__GIVEN PROBLEM__
Work out how many lines in the entries below include the word "with". Give nothing but the number.

__DATA SHOWN__

--- Begin ---

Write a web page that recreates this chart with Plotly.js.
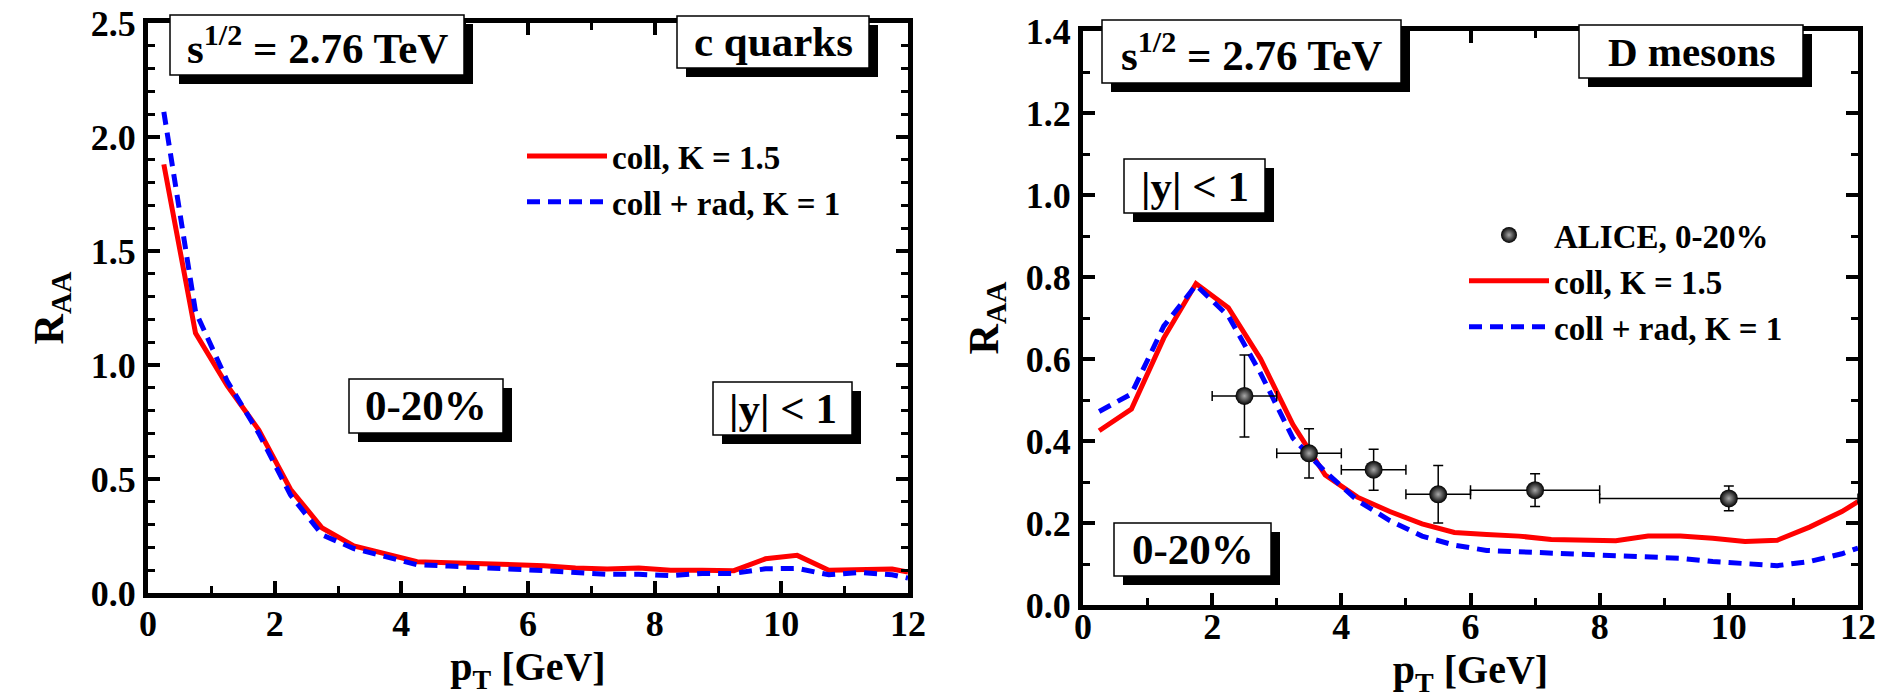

--- End ---
--- Begin ---

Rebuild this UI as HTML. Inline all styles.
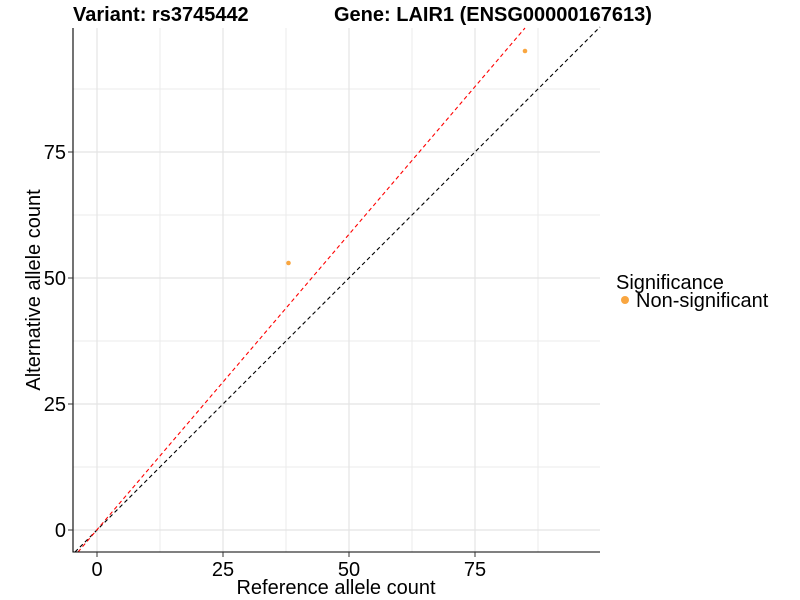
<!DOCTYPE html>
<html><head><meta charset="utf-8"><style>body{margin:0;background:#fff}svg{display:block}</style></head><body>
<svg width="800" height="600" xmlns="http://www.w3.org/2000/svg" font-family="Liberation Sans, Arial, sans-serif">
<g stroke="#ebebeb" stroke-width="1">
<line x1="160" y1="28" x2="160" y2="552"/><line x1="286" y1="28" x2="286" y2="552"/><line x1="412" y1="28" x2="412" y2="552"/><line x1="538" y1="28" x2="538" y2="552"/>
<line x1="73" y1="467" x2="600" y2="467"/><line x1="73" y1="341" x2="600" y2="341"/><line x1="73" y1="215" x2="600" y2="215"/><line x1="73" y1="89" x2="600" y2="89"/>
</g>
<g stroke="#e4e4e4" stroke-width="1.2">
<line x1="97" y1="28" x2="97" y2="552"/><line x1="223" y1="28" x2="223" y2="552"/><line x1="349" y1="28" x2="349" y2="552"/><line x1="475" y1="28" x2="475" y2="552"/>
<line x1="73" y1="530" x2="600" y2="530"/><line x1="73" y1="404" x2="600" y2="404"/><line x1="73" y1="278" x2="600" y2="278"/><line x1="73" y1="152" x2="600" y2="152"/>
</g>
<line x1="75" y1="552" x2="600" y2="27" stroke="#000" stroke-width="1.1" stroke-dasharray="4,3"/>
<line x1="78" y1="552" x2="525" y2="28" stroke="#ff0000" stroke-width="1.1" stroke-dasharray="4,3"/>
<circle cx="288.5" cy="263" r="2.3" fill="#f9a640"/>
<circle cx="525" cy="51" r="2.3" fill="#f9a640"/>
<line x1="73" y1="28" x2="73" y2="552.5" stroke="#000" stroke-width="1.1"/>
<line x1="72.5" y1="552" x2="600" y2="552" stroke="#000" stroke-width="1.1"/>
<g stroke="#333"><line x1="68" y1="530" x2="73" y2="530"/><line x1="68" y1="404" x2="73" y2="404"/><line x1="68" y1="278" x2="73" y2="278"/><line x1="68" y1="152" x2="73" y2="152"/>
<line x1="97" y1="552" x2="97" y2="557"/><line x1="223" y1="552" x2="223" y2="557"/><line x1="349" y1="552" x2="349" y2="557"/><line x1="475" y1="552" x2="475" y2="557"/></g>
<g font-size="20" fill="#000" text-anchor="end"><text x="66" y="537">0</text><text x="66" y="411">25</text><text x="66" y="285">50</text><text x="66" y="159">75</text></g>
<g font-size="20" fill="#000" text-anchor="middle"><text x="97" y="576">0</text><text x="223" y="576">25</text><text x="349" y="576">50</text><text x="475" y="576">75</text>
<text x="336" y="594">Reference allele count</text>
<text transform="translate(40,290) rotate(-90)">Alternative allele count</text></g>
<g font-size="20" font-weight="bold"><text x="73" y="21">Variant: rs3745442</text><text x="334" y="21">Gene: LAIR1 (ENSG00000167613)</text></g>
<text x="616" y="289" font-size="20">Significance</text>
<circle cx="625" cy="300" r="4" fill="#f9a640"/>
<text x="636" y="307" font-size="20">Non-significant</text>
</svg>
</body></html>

--- End ---
--- Begin ---

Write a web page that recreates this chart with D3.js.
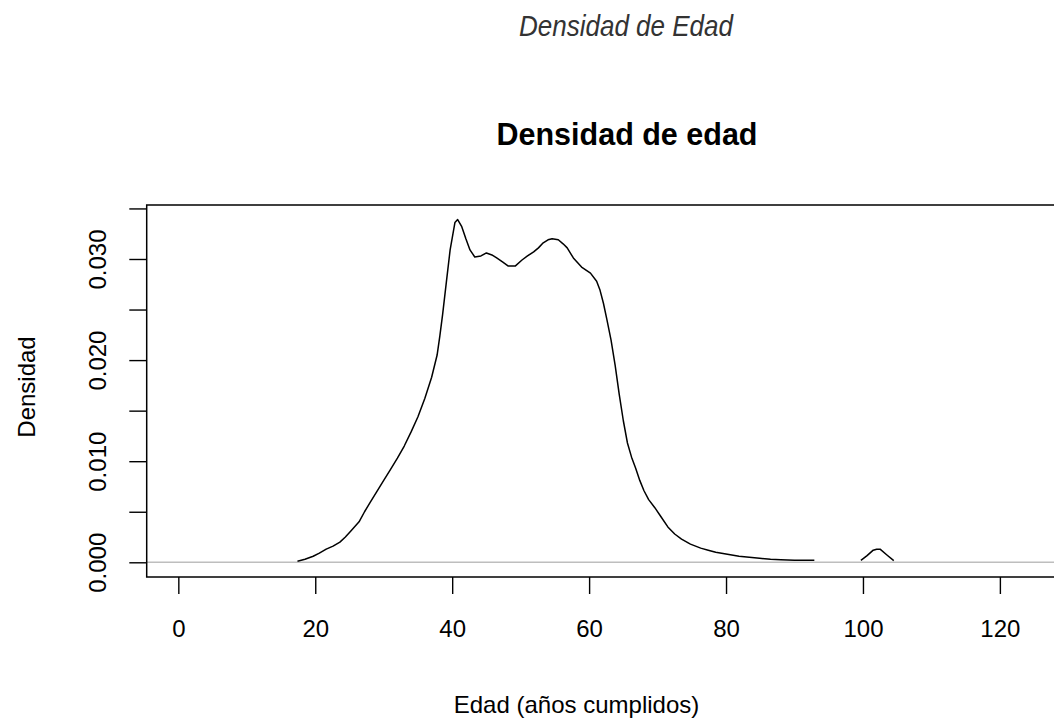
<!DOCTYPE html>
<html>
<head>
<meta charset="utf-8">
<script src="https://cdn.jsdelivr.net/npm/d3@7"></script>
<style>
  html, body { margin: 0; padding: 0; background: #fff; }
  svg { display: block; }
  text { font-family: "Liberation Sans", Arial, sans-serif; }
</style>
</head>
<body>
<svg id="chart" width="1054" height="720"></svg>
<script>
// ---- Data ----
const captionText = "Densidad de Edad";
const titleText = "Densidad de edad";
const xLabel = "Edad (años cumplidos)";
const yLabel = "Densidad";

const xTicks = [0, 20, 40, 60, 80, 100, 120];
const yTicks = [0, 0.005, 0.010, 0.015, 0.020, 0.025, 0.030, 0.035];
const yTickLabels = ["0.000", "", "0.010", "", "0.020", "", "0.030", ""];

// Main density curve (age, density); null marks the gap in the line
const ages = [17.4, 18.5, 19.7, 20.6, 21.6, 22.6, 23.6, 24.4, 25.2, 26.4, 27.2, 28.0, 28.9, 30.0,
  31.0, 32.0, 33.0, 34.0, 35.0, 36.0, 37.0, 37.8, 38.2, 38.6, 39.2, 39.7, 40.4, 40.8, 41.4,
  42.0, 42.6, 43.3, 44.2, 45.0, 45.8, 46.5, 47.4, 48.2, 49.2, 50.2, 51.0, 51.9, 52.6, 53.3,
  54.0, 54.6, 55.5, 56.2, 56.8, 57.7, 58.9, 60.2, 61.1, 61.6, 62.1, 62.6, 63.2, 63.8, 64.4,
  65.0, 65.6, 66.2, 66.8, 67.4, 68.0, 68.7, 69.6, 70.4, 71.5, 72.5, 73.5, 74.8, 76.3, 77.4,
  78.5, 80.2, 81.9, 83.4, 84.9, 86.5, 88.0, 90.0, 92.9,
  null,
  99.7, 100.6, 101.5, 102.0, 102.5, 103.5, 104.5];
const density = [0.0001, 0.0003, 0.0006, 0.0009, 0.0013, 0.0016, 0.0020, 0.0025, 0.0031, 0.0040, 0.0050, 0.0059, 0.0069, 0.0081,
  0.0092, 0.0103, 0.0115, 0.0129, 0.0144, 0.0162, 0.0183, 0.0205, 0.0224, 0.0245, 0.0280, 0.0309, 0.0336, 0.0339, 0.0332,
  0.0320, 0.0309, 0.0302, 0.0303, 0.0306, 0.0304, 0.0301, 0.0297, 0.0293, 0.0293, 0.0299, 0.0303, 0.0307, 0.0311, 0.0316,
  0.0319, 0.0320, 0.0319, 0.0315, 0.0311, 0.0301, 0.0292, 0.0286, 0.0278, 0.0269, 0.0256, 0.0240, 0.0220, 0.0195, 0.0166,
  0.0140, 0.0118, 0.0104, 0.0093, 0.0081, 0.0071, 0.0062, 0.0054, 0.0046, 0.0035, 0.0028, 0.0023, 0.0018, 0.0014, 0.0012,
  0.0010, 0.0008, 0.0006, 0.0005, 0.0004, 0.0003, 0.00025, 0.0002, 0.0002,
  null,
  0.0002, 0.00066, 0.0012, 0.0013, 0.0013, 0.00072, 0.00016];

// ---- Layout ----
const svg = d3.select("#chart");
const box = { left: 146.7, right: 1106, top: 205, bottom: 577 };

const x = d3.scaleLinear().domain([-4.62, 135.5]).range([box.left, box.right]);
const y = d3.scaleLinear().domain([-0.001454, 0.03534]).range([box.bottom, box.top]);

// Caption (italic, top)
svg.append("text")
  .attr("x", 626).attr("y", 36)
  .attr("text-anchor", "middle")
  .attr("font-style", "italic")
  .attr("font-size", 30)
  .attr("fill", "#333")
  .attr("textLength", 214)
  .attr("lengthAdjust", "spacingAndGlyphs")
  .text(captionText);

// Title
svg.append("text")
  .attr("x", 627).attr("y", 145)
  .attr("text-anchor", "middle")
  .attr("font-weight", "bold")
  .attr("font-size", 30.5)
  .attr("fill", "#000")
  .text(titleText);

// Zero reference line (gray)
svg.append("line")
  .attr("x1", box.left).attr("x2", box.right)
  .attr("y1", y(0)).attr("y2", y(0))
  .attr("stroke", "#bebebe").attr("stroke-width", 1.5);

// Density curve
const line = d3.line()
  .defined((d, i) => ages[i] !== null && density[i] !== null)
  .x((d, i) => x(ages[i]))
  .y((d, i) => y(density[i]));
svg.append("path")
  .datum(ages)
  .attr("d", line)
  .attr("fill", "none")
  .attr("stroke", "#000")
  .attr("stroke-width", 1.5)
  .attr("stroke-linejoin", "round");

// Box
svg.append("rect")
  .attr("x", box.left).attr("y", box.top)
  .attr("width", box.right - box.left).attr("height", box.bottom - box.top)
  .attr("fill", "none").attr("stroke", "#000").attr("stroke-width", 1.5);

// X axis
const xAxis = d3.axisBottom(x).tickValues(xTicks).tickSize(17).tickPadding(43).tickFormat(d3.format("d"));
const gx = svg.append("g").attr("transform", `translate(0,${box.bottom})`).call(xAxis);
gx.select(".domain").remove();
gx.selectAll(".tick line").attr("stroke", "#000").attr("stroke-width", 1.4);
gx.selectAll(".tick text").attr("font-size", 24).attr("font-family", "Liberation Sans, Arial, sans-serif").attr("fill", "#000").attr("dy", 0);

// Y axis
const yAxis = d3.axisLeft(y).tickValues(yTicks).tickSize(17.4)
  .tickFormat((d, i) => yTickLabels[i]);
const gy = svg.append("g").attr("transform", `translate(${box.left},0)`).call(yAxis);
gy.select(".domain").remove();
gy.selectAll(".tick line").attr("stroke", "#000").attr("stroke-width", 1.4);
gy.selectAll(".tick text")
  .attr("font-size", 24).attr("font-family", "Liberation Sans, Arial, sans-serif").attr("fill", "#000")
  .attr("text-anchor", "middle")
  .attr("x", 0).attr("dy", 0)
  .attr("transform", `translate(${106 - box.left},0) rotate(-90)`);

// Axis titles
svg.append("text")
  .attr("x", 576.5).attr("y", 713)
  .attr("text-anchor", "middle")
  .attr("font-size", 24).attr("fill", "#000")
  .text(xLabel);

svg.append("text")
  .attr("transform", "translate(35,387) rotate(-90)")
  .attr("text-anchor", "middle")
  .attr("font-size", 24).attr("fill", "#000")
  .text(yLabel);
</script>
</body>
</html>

--- End ---

__EXERCISE RESULT__
2